Challenging and upending established frameworks of representation and storytelling, these contemporary films include works by artist-activist Liz Crow, (Resistance (2008), Nectar (2005) 21 Things to Remember (2003)) and filmmakers Ted Evans, (Retreat (2013), The End (2011)) and Charlie Swinbourne, (The Kiss (2014), Hands Solo (2009)).
On the significance of the BFI’s new collection, David Proud, actor, writer, producer and author of The Art of Disability said:
“From the fictional non-disabled depictions to archive footage, all have a place in the wonderful tapestry of disability history. We cannot truly understand where are heading without being able to look at where we came from.
Disability does not discriminate it can affect anyone anytime, it is so broad it is really hard to nail down what Disability Culture is. By curating these films together under this banner we can begin to explore what we mean by the term ‘disabled’.”

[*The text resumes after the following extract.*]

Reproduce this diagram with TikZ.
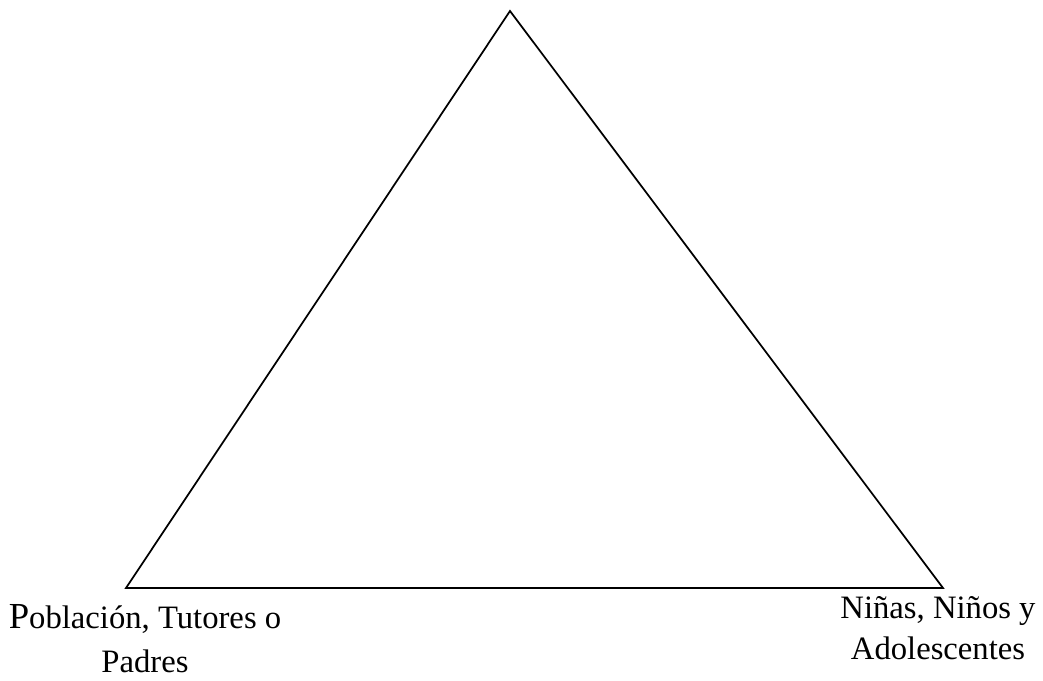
\documentclass[tikz,border=0pt]{standalone}
\usepackage{fontspec}
\setmainfont{Liberation Serif}
\usetikzlibrary{positioning}

\tikzset{
  corner label/.style={align=center, inner sep=0pt, anchor=north,
    font=\fontsize{24.5}{31}\selectfont},
}

\begin{document}
\begin{tikzpicture}[x=0.75pt, y=-0.75pt]
    \useasboundingbox (0,0) rectangle (1043,681);

    % Corners of the triangle
    \coordinate (apex)  at (510,11);
    \coordinate (left)  at (126,588);
    \coordinate (right) at (943,588);

    \draw[line width=1.3pt, line join=miter] (apex) -- (right) -- (left) -- cycle;

    % Labels under the two bottom corners
    \node[corner label, font=\fontsize{24.5}{33}\selectfont] (poblacion) at (145,604)
        {{\fontsize{27.5}{33}\selectfont P}oblación, Tutores o\\Padres};
    \node[corner label] (ninos) at (938,596)
        {Niñas, Niños y\\Adolescentes};
\end{tikzpicture}
\end{document}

It is also important to understand that the tone and use of language in many of the archive titles reflect less enlightened times, and the historic context of when they were made which is now understood by modern audiences to be outdated.
This context is reflected on BFI Player and these titles are included for their historical significance, and as part of an ongoing discourse about what we can learn from the past to inform the future. A complementary BFI Mediatheque film and television collection is available to view in venue at BFI Southbank.